Why bag filters are the lungs of an asphalt plant

Filtering of particulates in an asphalt plant is crucial. Here’s why.

The gases coming from the combustion process of an asphalt plant transport part of the fine aggregate that were previously dosed. This generates the need to filter such particulates for their recovery in the mixing process and, also, to avoid harming the environment. For this purpose, the plants feature bag filters. The technology used in the filtering system has an impact on the equipment’s productivity, on the level of maintenance, and on the amount of particulates released into the environment.

The bag filter is made of filtering elements (bags) that have a special fabric that can resist the equipment’s operation temperatures, with a cylindrical shape and smooth, or pleated, surfaces. Image 1 shows the flow of gases generated in the burner going through the dryer, passing through the connection air piping between the dryer and the filter, and getting to the filter. At this point, the dust is retained in the bags’ fabric while the clean gases pass through the filters’ fabric and are sent into the environment.

In images 2 and 3, it is possible to see into detail the filter box with the bags and to have an internal view of the filter. The bags shown in these images are pleated bags and present a filtering area up to nine times higher than smooth bags. These bags have been developed by Ciber with the purpose of obtaining a large filtering area in reduced space.

The filtering capacity of a plant can be measured by dividing the total filtering area by the maximum production rate of the equipment. This capacity may have an impact on the plant’s productivity. As an example, a Ciber iNOVA 2000 plant presents a total filtering area of 1091 m and maximum production of 200 t/h. Therefore, the relation is 5.5 m/(t/h). This number means that for each one tonne per hour of the plant’s productivity, there is a filtering cloth of 5.5 m. The higher this relation, the longer the filter remains clean, because the bags’ lines are clean in a cyclical and guided fashion. In this sense, a cleaner filter allows the air to pass through the bags fabric more easily.

On the other hand, a dirtier filter creates a barrier to clean air passage due to the low relation between the filtering area and maximum productivity, increasing the loss of load or pressure of the plant. This pressure increase reduces the amount of air necessary for combustion, and there is a need to reduce the amount of fuel to be injected in the burner to maintain the constant ideal relation between air and fuel (stoichiometric ratio) that will affect the plant’s production ratio. According to Marcelo Zubaran, Application Engineer and Product Specialist at Ciber Equipamentos Rodoviários, “in those conditions, the plant may start the production at its maximum capacity, but it gets ‘out of breath’ throughout the work journey. For this reason, we say that the filter is the plant’s lungs”.

Regarding maintenance, the technology of the full filtering system has an impact on bags’ wear and, as a consequence, on the maintenance level. The first highlight is the static particulate separator, a component installed in the air piping (between the dryer and the filter), which separates, in a constant flow, the fines suctioned by the exhaust fan in two fractions – the filler, passing in screen number 200 (smaller than 0.075mm) and the larger fines (retained in the 0.075mm mesh). The last and more abrasive fines are forwarded to the mixer without passing through the filter. In this way, only the less abrasive fines are forwarded to the bags, reducing the filter’s wear.

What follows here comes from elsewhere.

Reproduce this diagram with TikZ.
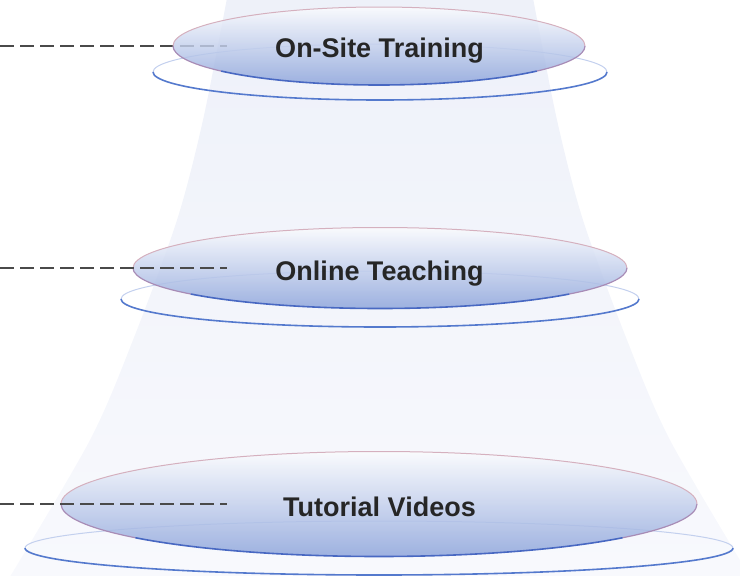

Another feature is the system applied in plants that automatically controls the temperature of the gases that get to the bag filter. It is a closed-loop system in which the drying drum varies its speed according to the ideal temperature of the gases. This temperature is the temperature of water vaporisation (100°C at sea level). Below this temperature, water steam transported along with the gases is condensed in the filter, returning to the liquid state and creating a sludge in the filter fabric when mixed with the dust. On the other hand, the elevated filter temperature may burn the filtering elements, and also waste energy through the emission of hot gases into the atmosphere. This way, the filters will last longer, as they will never be out of the ideal operation temperature.

A third technological highlight is the electronic variation in the closed loop of the turning speed of the exhaust fan according to demand. The exhaust fan is responsible for the suction of the gases into the filter. Its turning speed is proportional to the gas speed. This technology precisely reduces the speed of the gases when the production rate of the plant is below maximum, without the interference of the operator, therefore always ensuring the lowest wear possible.

The filtering area also has an impact on maintenance, as the larger it is, the lower the wear, as the filtering “fabric” will be cleaner for a longer period of time. The size of the filtration area is also inversely proportional to the loss of fines into the environment. The filtration capacity of modern plants exceeds 99.99 per cent. The most rigorous environmental standards do not allow the emission of particulates above 20 mgN/m. Therefore, the larger the filtration area, the lower the emission of pollutants and the easier it will be to operate within environmental limits.

Filtration of combustion gases is necessary to maintain the burner fire in operation. The technology used is decisive for the excellent operation of the filter, regardless of the application. The lungs of the plant should be designed to keep productivity constant and at the maximum level, requiring less maintenance and resulting in less impact on the environment.